Perhaps there could be a first phase, where the President is chosen by the European Parliament from a group of candidates, perhaps nominated by the Member States. Or you could have a kind of electoral body including people from the EP and also national parliaments, or you could have it chosen by the people, which is the most democratic system. But this brings a conflict between a presidential system and a parliamentary system. What would then be the relationship between the EP and the rest of the Commission? How should Commissioners then be chosen? Should they represent the majority in the EP? And so on. It creates problems with accountability and responsibility.
So my model is not very realistic, and it needs to be developed. But I like the idea of choosing a common European president, it is a democratic idea, and would encourage people to think about who we really want to run this place.
It is often said that Europe is lacking an identifiable face. What role do you see for the European Parliament in this?
The election of the President by the people would not directly affect the Parliament. But I think that a more realistic version would be for the Parliament to elect its candidate. If I were to rewrite the constitution now I would propose this as a first step. Parliament’s role needs to be strengthened in several ways, because it’s the only directly-elected body, and it’s the only legislative body which acts in total transparency and openness. It is a problem, a democratic problem, that half of the European budget is excluded from the Parliament’s decision-making power. We can make small adjustments, but we cannot really change it, and that is half of the tax-payers’ money. Of course it would create lots of extra burdens for us if we were to handle that money, but as a principle it is undemocratic.
I would like to see a Parliamentary system which is bicameral, where the Council when it meets as legislators is transformed into a kind of Senate, or upper chamber or whatever. But to make visible what is happening, because at the moment it is essentially a bicameral system, where one operates transparently and is elected by the people and the other works behind closed doors. That is how you do it in Cuba or North Korea, that is not how you do it in a democratic organisation or a democratic state.
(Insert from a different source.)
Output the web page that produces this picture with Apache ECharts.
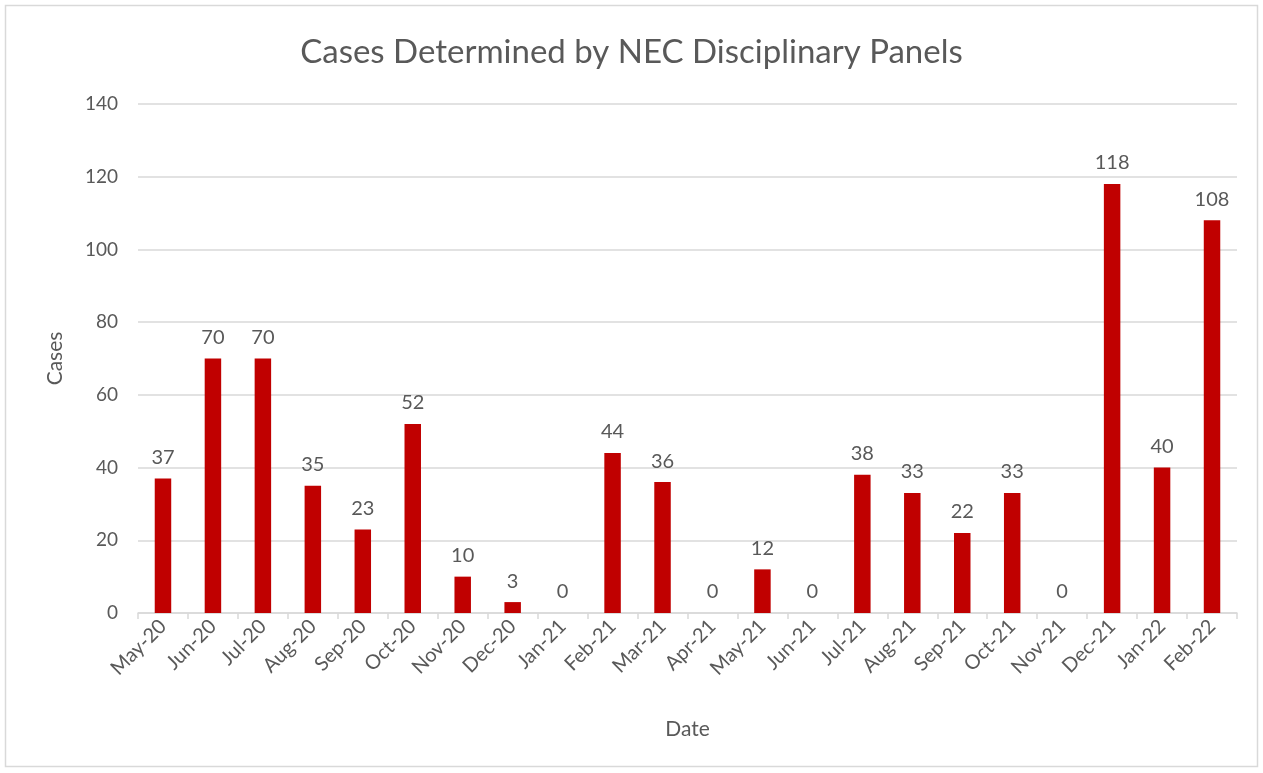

The Union is not a state but it is a sort of semi-state. It is not defensible to legislate behind closed doors.
You propose that the Commission should have the power to dissolve the EP.
If you accept that the Commission is elected by the Parliament, then the Commission should have the power to dissolve the Parliament. If there is the need for new elections, and so on – of course this would have to be regulated in detail, and I do not go into that – then it should have the power to dissolve the Parliament and call for new elections. But it depends on which system you choose, if you choose a majority in the Commission, or a parliamentary system. And it has to be regulated not to be abused. But for some years the Parliament has had the possibility to sack the Commission, they only used that once, in fact only threatened to use it. The institutions are basically quite responsible.
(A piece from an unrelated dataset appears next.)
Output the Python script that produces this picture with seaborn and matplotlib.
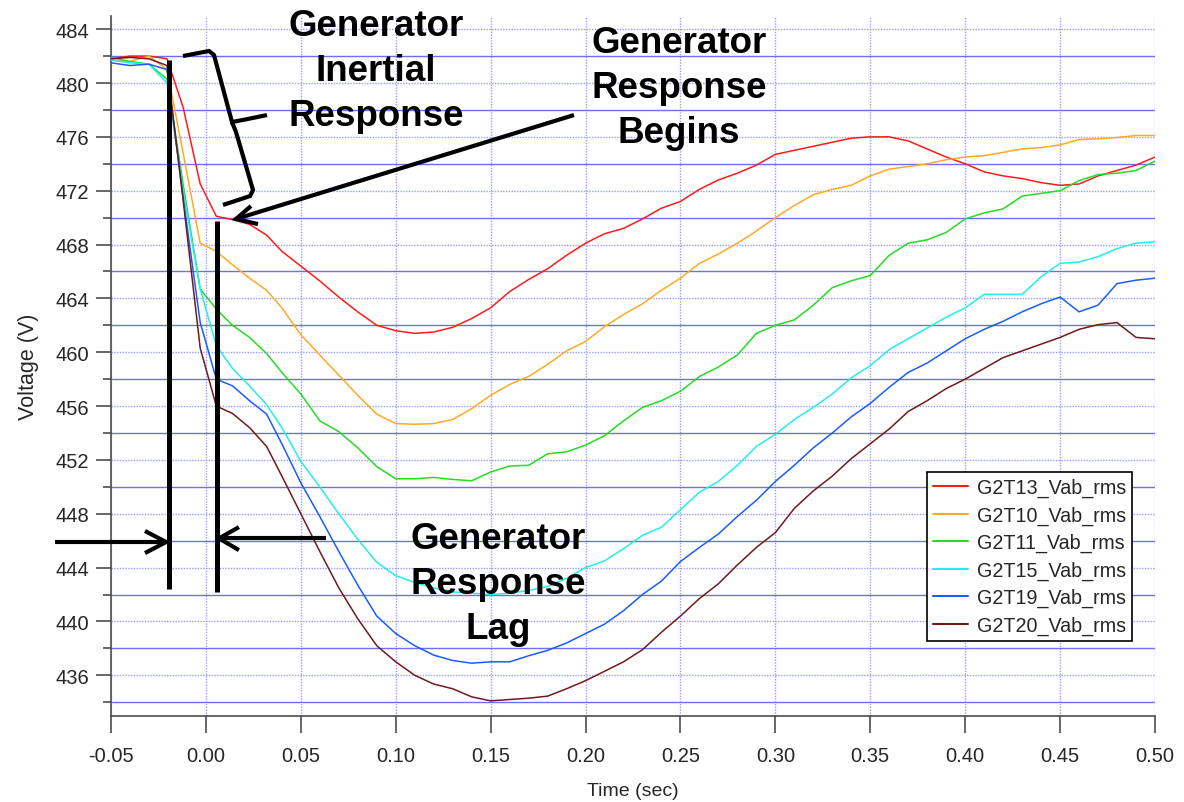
import numpy as np
import pandas as pd
import matplotlib
matplotlib.use("Agg")
import matplotlib.pyplot as plt
from matplotlib.ticker import MultipleLocator, FormatStrFormatter
from matplotlib.lines import Line2D
import seaborn as sns

# ---------------- data ----------------
time_sec = [-0.05, -0.04, -0.03, -0.0205, -0.012, -0.003, 0.0055, 0.014, 0.023, 0.032,
            0.04, 0.05, 0.06, 0.07, 0.08, 0.09, 0.10, 0.11, 0.12, 0.13,
            0.14, 0.15, 0.16, 0.17, 0.18, 0.19, 0.20, 0.21, 0.22, 0.23,
            0.24, 0.25, 0.26, 0.27, 0.28, 0.29, 0.30, 0.31, 0.32, 0.33,
            0.34, 0.35, 0.36, 0.37, 0.38, 0.39, 0.40, 0.41, 0.42, 0.43,
            0.44, 0.45, 0.46, 0.47, 0.48, 0.49, 0.50]

g2t13 = [481.8, 482.0, 482.0, 481.8, 478.2, 472.5, 470.1, 469.85, 469.5, 468.7,
         467.5, 466.4, 465.3, 464.1, 463.0, 462.0, 461.6, 461.4, 461.5, 461.85,
         462.5, 463.3, 464.5, 465.4, 466.2, 467.2, 468.1, 468.8, 469.2, 469.9,
         470.7, 471.2, 472.1, 472.8, 473.3, 473.9, 474.7, 475.0, 475.3, 475.6,
         475.9, 476.0, 476.0, 475.7, 475.1, 474.5, 474.0, 473.4, 473.1, 472.9,
         472.6, 472.4, 472.5, 473.1, 473.5, 473.9, 474.5]

g2t10 = [481.7, 481.6, 482.0, 481.0, 474.8, 468.1, 467.5, 466.5, 465.5, 464.6,
         463.3, 461.3, 459.8, 458.3, 456.8, 455.4, 454.7, 454.65, 454.7, 455.0,
         455.8, 456.8, 457.6, 458.2, 459.1, 460.1, 460.8, 461.9, 462.8, 463.6,
         464.6, 465.5, 466.6, 467.3, 468.1, 469.0, 470.0, 470.9, 471.7, 472.1,
         472.4, 473.1, 473.6, 473.8, 474.0, 474.3, 474.5, 474.6, 474.85, 475.1,
         475.2, 475.4, 475.8, 475.85, 475.95, 476.1, 476.1]

g2t11 = [481.9, 481.6, 481.4, 480.3, 472.5, 464.7, 463.2, 462.0, 461.1, 459.9,
         458.5, 456.9, 454.9, 454.1, 452.9, 451.5, 450.6, 450.6, 450.7, 450.55,
         450.45, 451.1, 451.55, 451.6, 452.45, 452.6, 453.1, 453.8, 454.9, 455.9,
         456.4, 457.1, 458.2, 458.9, 459.8, 461.4, 462.0, 462.4, 463.5, 464.8,
         465.3, 465.7, 467.2, 468.1, 468.35, 468.9, 469.9, 470.35, 470.65, 471.6,
         471.8, 472.0, 472.75, 473.2, 473.3, 473.5, 474.2]

g2t15 = [481.7, 481.5, 481.4, 480.0, 472.0, 464.7, 460.5, 458.8, 457.5, 456.1,
         454.4, 451.9, 450.0, 448.0, 446.1, 444.4, 443.4, 442.9, 442.5, 442.2,
         442.1, 442.0, 442.1, 442.3, 442.6, 443.2, 444.0, 444.5, 445.4, 446.4,
         447.0, 448.3, 449.6, 450.4, 451.6, 453.0, 453.9, 455.0, 455.9, 456.9,
         458.1, 459.0, 460.2, 461.0, 461.8, 462.6, 463.3, 464.3, 464.3, 464.3,
         465.6, 466.6, 466.7, 467.1, 467.7, 468.1, 468.2]

g2t19 = [481.5, 481.3, 481.4, 481.0, 471.5, 462.2, 458.0, 457.5, 456.4, 455.4,
         453.2, 450.3, 447.8, 445.2, 442.7, 440.4, 439.1, 438.2, 437.5, 437.1,
         436.9, 437.0, 437.0, 437.45, 437.85, 438.4, 439.1, 439.8, 440.8, 442.0,
         443.0, 444.45, 445.5, 446.5, 447.8, 449.0, 450.4, 451.6, 452.9, 454.0,
         455.2, 456.2, 457.4, 458.5, 459.2, 460.1, 461.0, 461.7, 462.3, 463.0,
         463.6, 464.1, 463.0, 463.5, 465.1, 465.35, 465.5]

g2t20 = [481.8, 481.9, 481.8, 481.3, 471.3, 460.3, 456.0, 455.45, 454.4, 453.0,
         450.8, 448.0, 445.2, 442.5, 440.2, 438.2, 437.0, 436.0, 435.35, 435.0,
         434.4, 434.1, 434.2, 434.3, 434.45, 435.0, 435.6, 436.3, 437.0, 437.9,
         439.2, 440.4, 441.7, 442.8, 444.2, 445.5, 446.6, 448.4, 449.7, 450.8,
         452.1, 453.2, 454.3, 455.6, 456.4, 457.3, 458.0, 458.8, 459.6, 460.1,
         460.6, 461.1, 461.7, 462.05, 462.2, 461.1, 461.0]

series_names = ["G2T13_Vab_rms", "G2T10_Vab_rms", "G2T11_Vab_rms",
                "G2T15_Vab_rms", "G2T19_Vab_rms", "G2T20_Vab_rms"]
series_values = [g2t13, g2t10, g2t11, g2t15, g2t19, g2t20]
series_colors = ["#ff1a1a", "#ffaa22", "#22dd22", "#22eeee", "#1a5cff", "#701a1a"]

y_ticks = list(range(436, 485, 4))
x_ticks = [-0.05, 0.00, 0.05, 0.10, 0.15, 0.20, 0.25, 0.30, 0.35, 0.40, 0.45, 0.50]

df = pd.concat(
    [pd.DataFrame({"time": time_sec, "voltage": v, "series": n})
     for n, v in zip(series_names, series_values)],
    ignore_index=True)

# ---------------- style ----------------
sns.set_style("white")
plt.rcParams["font.family"] = ["Liberation Sans", "DejaVu Sans"]
plt.rcParams["axes.unicode_minus"] = False

fig = plt.figure(figsize=(11.84, 8.03), dpi=100)
ax = fig.add_axes([0.09375, 0.1075, 0.88176, 0.8717])

palette = dict(zip(series_names, series_colors))
sns.lineplot(data=df, x="time", y="voltage", hue="series", hue_order=series_names,
             palette=palette, estimator=None, sort=False, linewidth=1.1,
             legend=False, ax=ax, zorder=3)

ax.set_xlim(-0.05, 0.50)
ax.set_ylim(433, 485)
ax.set_xticks(x_ticks)
ax.set_yticks(y_ticks)
ax.yaxis.set_minor_locator(MultipleLocator(2))
ax.xaxis.set_major_formatter(FormatStrFormatter("%.2f"))

ax.grid(which="major", axis="y", color="#9a9aff", linestyle=(0, (1, 1)), linewidth=1.0)
ax.grid(which="minor", axis="y", color="#6e6ef0", linestyle="-", linewidth=1.0)
ax.grid(which="major", axis="x", color="#9a9aff", linestyle=(0, (1, 1)), linewidth=1.0)
ax.set_axisbelow(True)

for s in ["top", "right"]:
    ax.spines[s].set_visible(False)
for s in ["left", "bottom"]:
    ax.spines[s].set_color("#4d4d4d")
    ax.spines[s].set_linewidth(1.2)

ax.tick_params(axis="y", which="major", length=10.8, width=1.2, color="#4d4d4d",
               pad=5, labelsize=14.5, direction="out", left=True)
ax.tick_params(axis="y", which="minor", length=5.8, width=1.2, color="#4d4d4d",
               direction="out", left=True)
ax.tick_params(axis="x", which="major", length=12, width=1.2, color="#4d4d4d",
               pad=10, labelsize=14.5, direction="out", bottom=True)

ax.set_xlabel("Time (sec)", fontsize=14, labelpad=12)
ax.set_ylabel("Voltage (V)", fontsize=15.5, labelpad=12)

# legend
handles = [Line2D([0], [0], color=c, lw=1.5) for c in series_colors]
leg = ax.legend(handles, series_names, loc="upper left", bbox_to_anchor=(0.7816, 0.348),
                borderaxespad=0, fontsize=14.2, frameon=True, fancybox=False,
                edgecolor="black", framealpha=1, handlelength=1.8, handletextpad=0.45,
                labelspacing=0.42, borderpad=0.3)
leg.get_frame().set_linewidth(1.2)

# ---------------- hand-drawn annotations ----------------
ann = dict(color="black", clip_on=False, zorder=6, solid_capstyle="butt",
           solid_joinstyle="miter")
# lag markers
ax.plot([-0.0194, -0.0194], [481.7, 442.4], lw=3.6, **ann)
ax.plot([0.0058, 0.0058], [469.75, 442.2], lw=3.6, **ann)
# left arrow
ax.plot([-0.0795, -0.0210], [445.9, 445.9], lw=3.0, **ann)
ax.plot([-0.0321, -0.0210, -0.0321], [446.72, 445.9, 445.08], lw=3.0, **ann)
# right arrow
ax.plot([0.0633, 0.0069], [446.17, 446.17], lw=3.0, **ann)
ax.plot([0.0174, 0.0069, 0.0174], [447.01, 446.17, 445.30], lw=3.0, **ann)
# diagonal arrow
ax.plot([0.1939, 0.01585], [477.62, 469.90], lw=3.0, **ann)
ax.plot([0.02375, 0.01585, 0.02744], [470.86, 469.90, 469.52], lw=3.0, **ann)
# brace
ax.plot([-0.01207, 0.00163, 0.00426, 0.01374, 0.02217, 0.03218],
        [482.006, 482.377, 482.08, 477.10, 477.33, 477.62], lw=3.0, **ann)
ax.plot([0.01374, 0.01585, 0.02481, 0.02323, 0.00900],
        [477.10, 476.36, 472.05, 471.60, 470.94], lw=3.0, **ann)

txt = dict(fontsize=26.5, fontweight="bold", ha="center", va="center",
           linespacing=1.37, zorder=7, color="black")
ax.text(0.0896, 480.9, "Generator\nInertial\nResponse", **txt)
ax.text(0.2492, 479.63, "Generator\nResponse\nBegins", **txt)
ax.text(0.1539, 442.85, "Generator\nResponse\nLag", **txt)

fig.savefig("out.png", dpi=100)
On the finances – you do not suggest a power of taxation at the European level.
I think it is reasonable that the fees paid by the governments are transformed into a general European tax, I think that is a likely development. I do not believe in tax harmonisation, and I do not think the European level should have any other taxation powers than to collect taxes for the common budget, but I think this would be a realistic development.
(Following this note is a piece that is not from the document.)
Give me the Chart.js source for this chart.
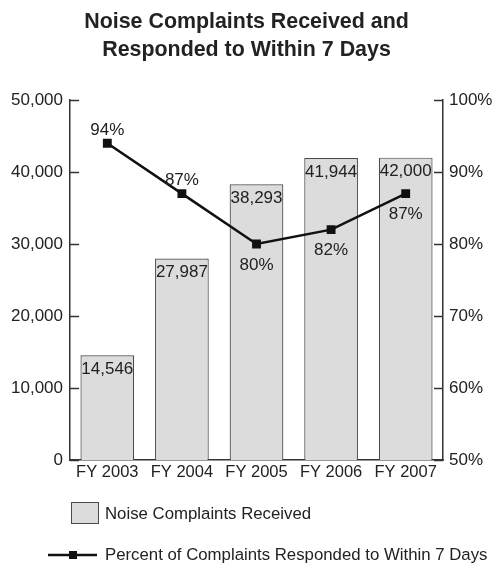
<!DOCTYPE html>
<html>
<head>
<meta charset="utf-8">
<script src="https://cdn.jsdelivr.net/npm/chart.js@4.4.0/dist/chart.umd.min.js"></script>
<style>
    html, body { margin: 0; padding: 0; background: #fff; }
    #wrap { width: 493px; height: 565px; }
</style>
</head>
<body>
<div id="wrap"><canvas id="myChart"></canvas></div>
<script>
const years = ['FY 2003', 'FY 2004', 'FY 2005', 'FY 2006', 'FY 2007'];
const complaints = [14546, 27987, 38293, 41944, 42000];
const pctResponded = [94, 87, 80, 82, 87];
const countTicks = [0, 10000, 20000, 30000, 40000, 50000];
const pctTicks = [50, 60, 70, 80, 90, 100];

const FONT = '"Liberation Sans", Arial, Helvetica, sans-serif';
const INK = '#222';
const AXIS = '#333';
const BAR_FILL = '#dcdcdc';
const BAR_EDGE = '#4a4a4a';

// where each percent label sits relative to its point
const pctLabelSide = ['above', 'above', 'below', 'below', 'below'];

const decorPlugin = {
    id: 'decor',
    afterDatasetsDraw(chart) {
        const ctx = chart.ctx;
        const area = chart.chartArea;
        ctx.save();

        // inward tick marks
        ctx.strokeStyle = AXIS;
        ctx.lineWidth = 1.5;
        const yL = chart.scales.y;
        const yR = chart.scales.y2;
        countTicks.forEach((v) => {
            let py = Math.round(yL.getPixelForValue(v)) + 0.5;
            ctx.beginPath();
            ctx.moveTo(area.left, py);
            ctx.lineTo(area.left + 9, py);
            ctx.stroke();
        });
        pctTicks.forEach((v) => {
            let py = Math.round(yR.getPixelForValue(v)) + 0.5;
            ctx.beginPath();
            ctx.moveTo(area.right - 9, py);
            ctx.lineTo(area.right, py);
            ctx.stroke();
        });

        // bar value labels
        ctx.font = '17px ' + FONT;
        ctx.fillStyle = INK;
        ctx.textAlign = 'center';
        ctx.textBaseline = 'middle';
        chart.getDatasetMeta(0).data.forEach((bar, i) => {
            ctx.fillText(complaints[i].toLocaleString('en-US'), bar.x, bar.y + 14);
        });

        // percent labels
        chart.getDatasetMeta(1).data.forEach((pt, i) => {
            let dy = pctLabelSide[i] === 'above' ? -13 : 21;
            ctx.fillText(pctResponded[i] + '%', pt.x, pt.y + dy);
        });

        // legend
        ctx.font = '16.8px ' + FONT;
        ctx.textAlign = 'left';
        ctx.fillStyle = BAR_FILL;
        ctx.fillRect(71, 502, 28, 22);
        ctx.strokeStyle = BAR_EDGE;
        ctx.lineWidth = 1;
        ctx.strokeRect(71.5, 502.5, 27, 21);
        ctx.fillStyle = INK;
        ctx.fillText('Noise Complaints Received', 105, 514);

        ctx.strokeStyle = '#111';
        ctx.lineWidth = 2.5;
        ctx.beginPath();
        ctx.moveTo(48, 555);
        ctx.lineTo(97, 555);
        ctx.stroke();
        ctx.fillStyle = '#111';
        ctx.fillRect(69, 551, 8, 8);
        ctx.fillStyle = INK;
        ctx.fillText('Percent of Complaints Responded to Within 7 Days', 105, 555);

        ctx.restore();
    }
};

new Chart(document.getElementById('myChart'), {
    data: {
        labels: years,
        datasets: [
            {
                type: 'bar',
                label: 'Noise Complaints Received',
                data: complaints,
                yAxisID: 'y',
                backgroundColor: BAR_FILL,
                borderColor: BAR_EDGE,
                borderWidth: 1.2,
                barPercentage: 0.72,
                categoryPercentage: 1,
                order: 2,
            },
            {
                type: 'line',
                label: 'Percent of Complaints Responded to Within 7 Days',
                data: pctResponded,
                yAxisID: 'y2',
                borderColor: '#111',
                borderWidth: 2.5,
                pointStyle: 'rect',
                pointRadius: 4.5,
                pointBackgroundColor: '#111',
                pointBorderColor: '#111',
                tension: 0,
                order: 1,
            }
        ]
    },
    options: {
        responsive: true,
        maintainAspectRatio: false,
        animation: false,
        layout: { padding: 0 },
        plugins: {
            legend: { display: false },
            tooltip: { enabled: false },
            title: {
                display: true,
                text: ['Noise Complaints Received and', 'Responded to Within 7 Days'],
                color: INK,
                font: { family: FONT, size: 21.4, weight: 'bold', lineHeight: 1.3 },
                padding: { top: 8, bottom: 36.4 },
            }
        },
        scales: {
            x: {
                grid: { display: false, drawTicks: false },
                border: { display: true, color: AXIS, width: 1.5 },
                ticks: { color: INK, font: { family: FONT, size: 16.5 }, padding: 3, maxRotation: 0 },
                afterFit: (scale) => { scale.height = 105; }
            },
            y: {
                position: 'left',
                min: 0,
                max: 50000,
                grid: { display: false, drawTicks: false },
                border: { display: true, color: AXIS, width: 1.5 },
                ticks: {
                    stepSize: 10000,
                    color: INK,
                    padding: 7,
                    font: { family: FONT, size: 17 },
                    callback: (v) => v.toLocaleString('en-US'),
                },
                afterFit: (scale) => { scale.width = 70; }
            },
            y2: {
                position: 'right',
                min: 50,
                max: 100,
                grid: { display: false, drawTicks: false },
                border: { display: true, color: AXIS, width: 1.5 },
                ticks: {
                    stepSize: 10,
                    color: INK,
                    padding: 6,
                    font: { family: FONT, size: 17 },
                    callback: (v) => v + '%',
                },
                afterFit: (scale) => { scale.width = 50; }
            }
        }
    },
    plugins: [decorPlugin]
});
</script>
</body>
</html>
Without a clear link between taxation and the responsibility for spending decisions, the EP has in the past been seen as irresponsible.
Such a change would also increase transparency, because now people do pay money and sometimes they pay more than they get back, but it would be clearer and easier to follow where the money goes. Instead of 1.27% of GDP and some levies on trade, the money would go directly to the European Union and would be accounted for in a transparent way. It would make the institutions more responsible.
How would you like to see this debate developing from now on?
My first goal was to introduce this element to the Swedish debate where it is lacking, we have an extremely poor constitutional debate, and my party has been criticising this at the national level for a number of years. Even if you are not in a process of constant constitutional revision like in Belgium, you should always discuss the tools of democracy, because it’s healthy. I wanted to introduce this element, this was my first purpose.
I hope that the Convention, perhaps after the first six months when they all know each other better, when they have discussed a few things, when papers have been produced, when they feel at home and quite independent, that they will also start in the autumn to try to see if it is possible to draft a Constitution; even if not a full constitution, a constitutional draft, a skeleton of how it could be drafted. It might not be possible to finish by January or March next year, but to point out that this is what they want to do. It has been done before, even if you do not have an ambitious new Constitution. For example there is the proposal from Florence, they did not change anything, but they showed that it is possible. If you read those 94 paragraphs or articles, that could be used as a first basis. It would make things clearer. From this you could move onto more important question, such as the transparency of the Council. This has to be dealt with – if nothing else, this has to be tackled.
These last months a lot of papers have been on the ESDP, on the need for the EU to be stronger in that area, and there is a pressure from the citizens that the EU should do more, more to help a peace process in the Middle East, more to be an effective global actor, to try to contribute to diminish inequalities in the world, and be more active in its neighboroughing area to promote peace, democracy, and so on. You have to give the EU the tools, you ca not have two or three countries vetoing all the time, you have to find the decision-making procedures and mechanisms to make it possible. This is a question that then demands institutional change, and it is a difficult one, but everyone agrees it is one of the most important, and from that one can start.
- How much support do you see for a Constitution in the Convention at the moment?
It’s not very clear. I would say that most of them, from reading their speeches, are in favour of some sort of constitutional document, but they mean different things by that.
If you look at Eurostat there is a 70% support among the people of Europe for a Constitution, a very high percentage, so this is expected. We cannot come out again with a new complicated treaty with just paragraphs referring to numbers and which is totally unreadable. We ca not give this to the citizens and say this is what came out of the Convention, we will make a fool of ourselves and we will never have a Convention again, and people will totally turn their back against it. Now, if we are going to enlarge this Union, if we want to develop economic cooperation and the euro, if we want to develop a strong CFSP, we also have to change. We cannot go on adding and pretending that we are still only six members. We will be almost thirty members, with different histories and priorities. So we have to get this house in order. If we do fail to have the citizens’ support, then we can all go home. And I care too much about Europe to want it to fail.